LOGAN * *
Starring Hugh Jackman, Patrick Stewart, Dafne Keen, Boyd Holbrook and Stephen Merchant. Screenplay by Scott Frank, James Mangold and Michael Green. Directed by James Mangold.
Although this is the third film of the third X-Men trilogy and the tenth picture in the franchise overall, Logan wants you to know that it really, really, really isn’t like other superhero movies. With its grisly, slow-motion mayhem and almost parodic levels of profanity, this grim wallow in futuristic miserablism follows in the footsteps of last year’s tiresome Deadpool attempting to revive the X-Movies with R-rated action and a surfeit of naughty words. Gone are the goofy, brightly-colored splash-page visuals and Olivia Munn-in-a-swimsuit-at-Auschwitz forehead-smackers of this past summer’s idiotically amusing X-Men: Apocalypse. You won’t find Deadpool’s smug, self-congratulatory one-liners either, as Logan is all business. Serious, serious business.

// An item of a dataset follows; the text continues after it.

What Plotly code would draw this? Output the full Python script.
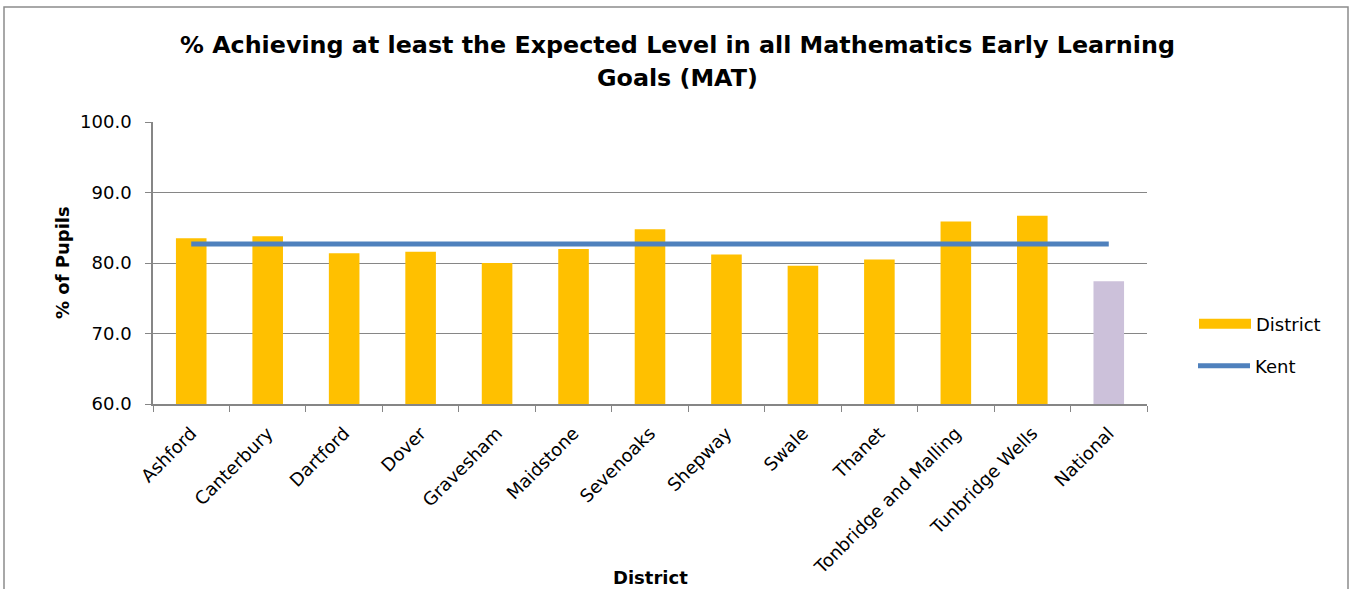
import plotly.graph_objects as go

districts = ["Ashford", "Canterbury", "Dartford", "Dover", "Gravesham", "Maidstone",
             "Sevenoaks", "Shepway", "Swale", "Thanet", "Tonbridge and Malling",
             "Tunbridge Wells", "National"]
district_values = [83.5, 83.8, 81.4, 81.6, 80.0, 82.0, 84.8, 81.2, 79.6, 80.5, 85.9, 86.7, 77.4]
kent_value = 82.7
kent_values = [kent_value] * len(districts)
y_ticks = [60, 70, 80, 90, 100]

title_line1 = "% Achieving at least the Expected Level in all Mathematics Early Learning"
title_line2 = "Goals (MAT)"

ORANGE = "#FFC000"
LILAC = "#CCC1DA"
BLUE = "#4F81BD"
GREY = "#868686"
FONT = "DejaVu Sans, Verdana, sans-serif"

bar_colors = [LILAC if d == "National" else ORANGE for d in districts]

fig = go.Figure()
fig.add_trace(go.Bar(x=districts, y=district_values,
                     marker=dict(color=bar_colors, line=dict(width=0)),
                     width=0.40, showlegend=False, name="District"))
fig.add_trace(go.Scatter(x=districts, y=kent_values, mode="lines",
                         line=dict(color=BLUE, width=5), showlegend=False, name="Kent"))
# legend entries
fig.add_trace(go.Scatter(x=[None], y=[None], mode="lines", line=dict(color=ORANGE, width=11),
                         name="District", legend="legend"))
fig.add_trace(go.Scatter(x=[None], y=[None], mode="lines", line=dict(color=BLUE, width=5),
                         name="Kent", legend="legend2"))

W, H = 1354, 589
L, R, T, B = 153, 1147, 122, 404
pw, ph = R - L, B - T


def px_x(p):
    return (p - L) / pw


def px_y(p):
    return (B - p) / ph


fig.add_shape(type="rect", xref="paper", yref="paper",
              x0=px_x(4), x1=px_x(1348), y0=px_y(640), y1=px_y(7),
              line=dict(color="#8C8C8C", width=1.5), fillcolor="rgba(0,0,0,0)", layer="below")

annotations = [
    dict(text="<b>" + title_line1 + "</b>", x=px_x(677), y=px_y(45)),
    dict(text="<b>" + title_line2 + "</b>", x=px_x(677), y=px_y(78)),
]
for a in annotations:
    fig.add_annotation(xref="paper", yref="paper", xanchor="center", yanchor="middle",
                       showarrow=False, text=a["text"], x=a["x"], y=a["y"],
                       font=dict(size=23.8, family=FONT, color="black"))
fig.add_annotation(xref="paper", yref="paper", xanchor="center", yanchor="middle",
                   showarrow=False, text="<b>District</b>", x=px_x(650), y=px_y(577),
                   font=dict(size=18, family=FONT, color="black"))
fig.add_annotation(xref="paper", yref="paper", xanchor="center", yanchor="middle",
                   showarrow=False, text="<b>% of Pupils</b>", x=px_x(62), y=px_y(263),
                   textangle=-90, font=dict(size=18, family=FONT, color="black"))

legend_common = dict(xanchor="left", yanchor="middle", font=dict(size=18, family=FONT),
                     bgcolor="rgba(0,0,0,0)", itemwidth=52, borderwidth=0)

fig.update_layout(
    width=W, height=H,
    margin=dict(l=L, r=W - R, t=T, b=H - B),
    paper_bgcolor="white", plot_bgcolor="white",
    font=dict(family=FONT, color="black", size=18),
    bargap=0.6,
    legend=dict(x=px_x(1194), y=px_y(324), **legend_common),
    legend2=dict(x=px_x(1193), y=px_y(366), **legend_common),
)
fig.update_xaxes(type="category", showline=True, linecolor=GREY, linewidth=1.5,
                 ticks="outside", tickson="boundaries", ticklen=6, tickcolor=GREY,
                 tickangle=-45, tickfont=dict(size=18, family=FONT),
                 ticklabelstandoff=10, showgrid=False)
fig.update_yaxes(range=[60, 100], tickvals=y_ticks, ticktext=[f"{v:.1f}" for v in y_ticks],
                 showline=True, linecolor=GREY, linewidth=1.5, ticks="outside", ticklen=6,
                 tickcolor=GREY, showgrid=True, gridcolor=GREY, gridwidth=1.3,
                 tickfont=dict(size=18, family=FONT), ticklabelstandoff=10,
                 zeroline=False)

fig.write_html("out.html", config={"displayModeBar": False},
               post_script="document.body.style.margin='0';")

It’s 2029 and the mutants are gone save for Hugh Jackman’s former Wolverine, now driving a limo and drinking himself into oblivion somewhere near the Mexican border. He’s got the addled Professor X (Patrick Stewart again) stashed in an abandoned water tower and cared for by a sensitive albino (a surprisingly solid Stephen Merchant.) The old man is succumbing to a degenerative neurological disease and when he suffers seizures his psychic powers can wipe out entire cities. So far, so glum.
Into all this despair wanders Laura (Dafnee Keen) — a pre-teen top-secret government project culled from Wolvie’s DNA, boasting his same healing powers and retractable metal claws. She’s on the run and wants the surly chauffeur to bring her to a possibly apocryphal paradise somewhere near North Dakota that’s rather annoyingly named Eden, because she read about in a comic book. (In one of the movie’s few clever developments, X-Men comics exist as fanciful retellings of much darker true-life stories, a la the dime novels in Unforgiven.)

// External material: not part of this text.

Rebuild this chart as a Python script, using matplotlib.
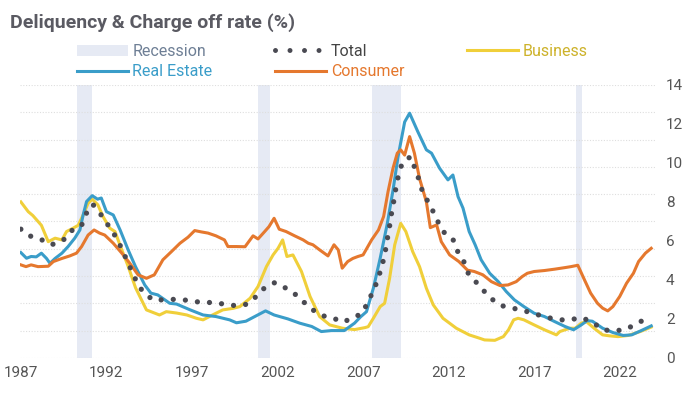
import numpy as np
import matplotlib.pyplot as plt
from matplotlib.patches import Patch
from matplotlib.lines import Line2D

plt.rcParams['font.family'] = ['Roboto', 'DejaVu Sans']

# recession periods (start, end)
recessions = [(1990.3, 1991.15), (2000.85, 2001.55), (2007.5, 2009.2), (2019.45, 2019.8)]

business_x = [1987.0, 1987.43, 1987.7, 1988.2, 1988.6, 1989.0, 1989.4, 1989.67, 1990.05, 1990.35,
              1990.64, 1990.93, 1991.17, 1991.5, 1991.8, 1992.2, 1992.5, 1992.9, 1993.27, 1993.7,
              1994.34, 1995.1, 1995.5, 1996.1, 1996.7, 1997.26, 1997.65, 1998.2, 1998.8, 1999.4,
              1999.8, 2000.4, 2000.86, 2001.35, 2001.74, 2002.03, 2002.3, 2002.55, 2002.9, 2003.4,
              2003.9, 2004.46, 2005.05, 2005.8, 2006.5, 2007.1, 2007.3, 2007.6, 2008.0, 2008.26,
              2008.55, 2008.85, 2009.2, 2009.5, 2009.9, 2010.3, 2010.7, 2011.1, 2011.67, 2012.45,
              2013.2, 2013.8, 2014.1, 2014.7, 2015.2, 2015.5, 2015.8, 2016.06, 2016.4, 2017.0,
              2017.6, 2018.3, 2018.5, 2018.8, 2019.1, 2019.4, 2019.75, 2020.05, 2020.5, 2021.0,
              2021.4, 2021.9, 2022.5, 2023.2, 2023.84]
business_y = [8.0, 7.5, 7.3, 6.8, 5.96, 6.14, 6.05, 6.48, 6.65, 6.8,
              7.33, 7.93, 8.14, 7.85, 7.25, 6.65, 6.48, 5.54, 4.7, 3.6,
              2.46, 2.2, 2.37, 2.3, 2.2, 2.03, 1.95, 2.2, 2.46, 2.54,
              2.63, 3.06, 3.66, 4.68, 5.28, 5.62, 6.05, 5.2, 5.28, 4.43,
              3.15, 2.12, 1.69, 1.52, 1.45, 1.55, 1.6, 2.03, 2.63, 2.8,
              4.08, 5.8, 6.9, 6.48, 5.45, 4.68, 3.57, 2.72, 2.03, 1.52,
              1.18, 1.01, 0.92, 0.9, 1.09, 1.44, 1.95, 2.03, 1.95, 1.69,
              1.44, 1.18, 1.35, 1.44, 1.52, 1.52, 1.78, 1.86, 1.52, 1.18,
              1.13, 1.09, 1.15, 1.35, 1.58]

realestate_x = [1987.0, 1987.33, 1987.6, 1987.9, 1988.2, 1988.5, 1988.7, 1989.0, 1989.4, 1989.76,
                1990.15, 1990.45, 1990.64, 1990.84, 1991.17, 1991.48, 1991.7, 1992.0, 1992.4, 1992.8,
                1993.27, 1993.7, 1994.24, 1994.6, 1995.0, 1995.7, 1996.1, 1996.9, 1997.65, 1998.4,
                1999.2, 1999.6, 2000.15, 2000.67, 2001.3, 2001.8, 2002.6, 2003.3, 2004.0, 2004.56,
                2005.15, 2005.9, 2006.5, 2006.85, 2007.2, 2007.6, 2008.0, 2008.4, 2008.75, 2009.04,
                2009.43, 2009.72, 2010.2, 2010.7, 2011.0, 2011.47, 2011.96, 2012.25, 2012.55, 2012.84,
                2013.2, 2013.55, 2013.9, 2014.4, 2014.9, 2015.37, 2015.85, 2016.4, 2017.0, 2017.6,
                2018.2, 2018.8, 2019.3, 2019.75, 2020.1, 2020.4, 2021.0, 2021.6, 2022.2, 2022.7,
                2023.26, 2023.84]
realestate_y = [5.4, 5.11, 5.2, 5.18, 5.37, 5.1, 4.85, 5.1, 5.37, 5.71,
                6.14, 6.56, 7.33, 8.02, 8.32, 8.14, 8.2, 7.5, 7.33, 6.56,
                5.54, 4.68, 3.74, 3.32, 3.23, 2.8, 2.76, 2.46, 2.2, 2.12,
                1.95, 1.8, 1.88, 2.12, 2.41, 2.2, 2.0, 1.78, 1.61, 1.35,
                1.4, 1.4, 1.78, 2.1, 2.37, 3.57, 5.11, 6.82, 8.6, 10.3,
                12.1, 12.55, 11.6, 10.67, 10.5, 9.73, 9.13, 9.38, 8.27, 7.68,
                6.48, 5.8, 5.03, 4.34, 3.91, 3.4, 2.97, 2.63, 2.29, 2.12,
                1.86, 1.61, 1.44, 1.69, 1.91, 1.88, 1.52, 1.3, 1.15, 1.18,
                1.4, 1.64]

consumer_x = [1987.0, 1987.3, 1987.6, 1988.0, 1988.6, 1988.9, 1989.4, 1989.86, 1990.25, 1990.55,
              1990.93, 1991.28, 1991.6, 1991.9, 1992.4, 1992.9, 1993.37, 1993.85, 1994.34, 1994.8,
              1995.3, 1995.8, 1996.3, 1996.77, 1997.16, 1997.55, 1997.94, 1998.4, 1998.9, 1999.1,
              1999.6, 2000.1, 2000.57, 2000.86, 2001.25, 2001.5, 2001.8, 2002.1, 2002.5, 2003.0,
              2003.5, 2003.8, 2004.07, 2004.46, 2004.95, 2005.3, 2005.55, 2005.78, 2006.1, 2006.4,
              2006.7, 2007.0, 2007.5, 2007.9, 2008.2, 2008.46, 2008.75, 2009.0, 2009.2, 2009.43,
              2009.72, 2010.0, 2010.3, 2010.7, 2010.93, 2011.3, 2011.57, 2012.06, 2012.6, 2013.1,
              2013.5, 2014.0, 2014.5, 2015.0, 2015.47, 2015.95, 2016.3, 2016.6, 2017.0, 2017.6,
              2018.2, 2018.8, 2019.15, 2019.55, 2019.94, 2020.3, 2020.7, 2021.0, 2021.3, 2021.6,
              2022.0, 2022.4, 2022.8, 2023.1, 2023.5, 2023.84]
consumer_y = [4.77, 4.68, 4.77, 4.68, 4.7, 4.94, 5.1, 5.23, 5.37, 5.71,
              6.3, 6.56, 6.4, 6.3, 5.88, 5.37, 4.85, 4.26, 4.08, 4.26,
              5.03, 5.45, 5.88, 6.19, 6.53, 6.46, 6.4, 6.26, 6.05, 5.71,
              5.71, 5.7, 6.26, 6.1, 6.48, 6.73, 7.16, 6.6, 6.48, 6.26,
              6.05, 5.88, 5.8, 5.54, 5.23, 5.8, 5.54, 4.6, 4.94, 5.1,
              5.2, 5.28, 6.05, 6.56, 7.25, 8.53, 9.73, 10.5, 10.67, 10.4,
              11.35, 10.5, 9.2, 8.0, 6.68, 6.82, 5.96, 5.28, 4.94, 4.5,
              4.43, 4.26, 3.91, 3.71, 3.74, 3.91, 4.17, 4.34, 4.43, 4.48,
              4.55, 4.63, 4.68, 4.75, 4.0, 3.32, 2.8, 2.55, 2.41, 2.63,
              3.15, 3.83, 4.34, 4.94, 5.37, 5.62]

total_x = [1987.0, 1987.5, 1988.15, 1988.6, 1989.0, 1989.57, 1990.1, 1990.55, 1990.8, 1991.2,
           1991.6, 1991.95, 1992.3, 1992.65, 1992.97, 1993.27, 1993.56, 1993.85, 1994.24, 1994.8,
           1995.5, 1996.2, 1996.87, 1997.55, 1998.2, 1998.95, 1999.6, 2000.2, 2000.76, 2001.25,
           2001.84, 2002.4, 2002.96, 2003.5, 2004.0, 2004.56, 2005.2, 2005.77, 2006.4, 2006.95,
           2007.3, 2007.6, 2007.9, 2008.07, 2008.26, 2008.36, 2008.5, 2008.6, 2008.7, 2008.85,
           2008.94, 2009.1, 2009.3, 2009.78, 2010.26, 2010.46, 2010.8, 2011.1, 2011.4, 2011.77,
           2012.25, 2012.5, 2012.87, 2013.1, 2013.58, 2014.0, 2014.5, 2015.08, 2015.75, 2016.44,
           2017.1, 2017.8, 2018.4, 2019.1, 2019.75, 2020.4, 2021.0, 2021.7, 2022.4, 2023.0,
           2023.65]
total_y = [6.6, 6.26, 6.1, 5.83, 5.83, 6.1, 6.65, 6.8, 7.38, 7.88,
           7.45, 6.99, 6.56, 6.05, 5.45, 4.85, 4.3, 3.74, 3.28, 2.94,
           3.0, 3.0, 2.94, 2.84, 2.84, 2.75, 2.67, 2.75, 3.15, 3.6,
           3.86, 3.62, 3.32, 2.89, 2.5, 2.17, 2.07, 1.83, 2.03, 2.3,
           2.89, 3.45, 4.08, 4.68, 5.2, 5.83, 6.48, 7.03, 7.64, 8.27,
           8.87, 9.47, 10.03, 10.32, 9.16, 8.56, 8.0, 7.5, 6.94, 6.39,
           6.09, 5.5, 4.99, 4.39, 3.91, 3.49, 3.03, 2.68, 2.55, 2.41,
           2.24, 2.07, 1.95, 1.95, 2.07, 1.84, 1.44, 1.38, 1.47, 1.78,
           2.03]

year_ticks = [1987, 1992, 1997, 2002, 2007, 2012, 2017, 2022]
value_ticks = [0, 2, 4, 6, 8, 10, 12, 14]

c_rec = '#E6EAF4'
c_total = '#4A4A52'
c_bus = '#F0CF3A'
c_re = '#3A9DC9'
c_con = '#E5782E'
dot_style = (0, (0.001, 2.3))

fig = plt.figure(figsize=(6.9, 3.95), dpi=100)
ax = fig.add_axes([0.029, 0.094, 0.920, 0.691])

for s, e in recessions:
    ax.axvspan(s, e, color=c_rec, lw=0, zorder=0)

for g in np.linspace(0, 14, 11):
    ax.axhline(g, color='#DEDEDE', lw=0.8, ls=(0, (1, 1.5)), zorder=0.5)

ax.plot(business_x, business_y, color=c_bus, lw=2.2, zorder=2)
ax.plot(realestate_x, realestate_y, color=c_re, lw=2.2, zorder=3)
ax.plot(consumer_x, consumer_y, color=c_con, lw=2.2, zorder=4)
ax.plot(total_x, total_y, color=c_total, lw=3.8, ls=dot_style,
        dash_capstyle='round', zorder=5)

ax.set_xlim(1986.95, 2024.05)
ax.set_ylim(0, 14)
ax.yaxis.tick_right()
ax.set_yticks(value_ticks)
ax.set_xticks(year_ticks)
ax.tick_params(axis='both', length=0, labelsize=11, colors='#555555')
ax.tick_params(axis='y', pad=8)
ax.tick_params(axis='x', pad=6)
for sp in ax.spines.values():
    sp.set_visible(False)

fig.text(0.014, 0.944, 'Deliquency & Charge off rate (%)', fontsize=14,
         fontweight='bold', color='#5A5A62', va='center')

handles = [Patch(facecolor=c_rec, edgecolor='none'),
           Line2D([], [], color=c_re, lw=2.2),
           Line2D([], [], color=c_total, lw=3.6, ls=(0, (0.001, 2.9)), dash_capstyle='round'),
           Line2D([], [], color=c_con, lw=2.2),
           Line2D([], [], color=c_bus, lw=2.2)]
labels = ['Recession', 'Real Estate', 'Total', 'Consumer', 'Business']
text_colors = ['#6E7F95', c_re, '#444444', c_con, '#CDB22A']
leg = fig.legend(handles, labels, ncol=3, loc='upper left', bbox_to_anchor=(0.111, 0.889),
                 frameon=False, fontsize=11.5, handlelength=3.2, handletextpad=0.3,
                 columnspacing=3.9, labelspacing=0.35, borderpad=0, borderaxespad=0)
for t, c in zip(leg.get_texts(), text_colors):
    t.set_color(c)

fig.savefig('out.png', dpi=100)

After much ado we eventually get on the road, and instead of following typical superhero formulas Logan bites off massive chunks from other movies like Children Of Men, Firestarter, True Grit, The Professional, Terminator 2, Alice In The Cities, The Outlaw Josey Wales, A Perfect World and hell, pretty much the entire cinema of Clint Eastwood until the last-half hour when it becomes a straight-up remake of Mad Max Beyond Thunderdome. There’s even a helpful scene in which everybody stops what they’re doing and watches Shane on TV while Patrick Stewart outlines the themes of the film, feeding P.R. campaign talking points to hack critics. (“You know, it’s really a Western” is the new “It’s really a paranoid ‘70s thriller.”)
Of course there’s nothing wrong with borrowing from your betters, but director James Mangold just isn’t very good at it. A chase movie where nobody’s ever in much of a hurry, the languid Logan is comprised mostly of folks sitting around feeling sorry for themselves. It’s an hour-and-a-half or so worth of story stretched out to a deadly 135 minutes. Though he’s great with actors and has a classicist’s sense of framing, Mangold has never been able to pace a picture. Even his ticking-clock stories –like the star-studded Lumet wannabe Cop Land or his 3:10 To Yuma remake– boast fine performances and midsections saggier than my own.
Mangold worked with Jackman previously on 2013’s The Wolverine, which sent the character to Japan for a nifty little neo-noir that shit the bed in the third act by making him fight a giant robot in one of those interchangeable underground supervillain lairs. To its credit, Logan keeps the conflicts at a human scale throughout, opting for a more metaphorically loaded climax if by then you’re not past the point of caring.
I myself had mentally checked out about forty minutes before, during a vicious slaughter of innocents so gratuitous and unearned I nearly opted for the exit. There’s no reason for Logan to be this ridiculously violent except that it can be, which is also why all the characters swear every other word for no fucking reason whatsoever. (I’m told there are only fifty-three f-bombs in the movie but it feels like at least twice that. It’s like listening to little kids on a schoolyard who haven’t quite got the hang of cursing yet.)
Typically I tend to adore violent movies with tons of cussing, but none of the explicit gore or profanity feels at all organic to the picture here. These are self-conscious affectations, laid on with a trowel to thrill sad men in the comment sections who demand you take their kiddie shit seriously. As Logan wears on, the movie’s morose nihilism and all-around joylessness come to stink of the same adolescent posturing. By the end, this “comic book movie for adults” feels like one of the genre’s most juvenile entries.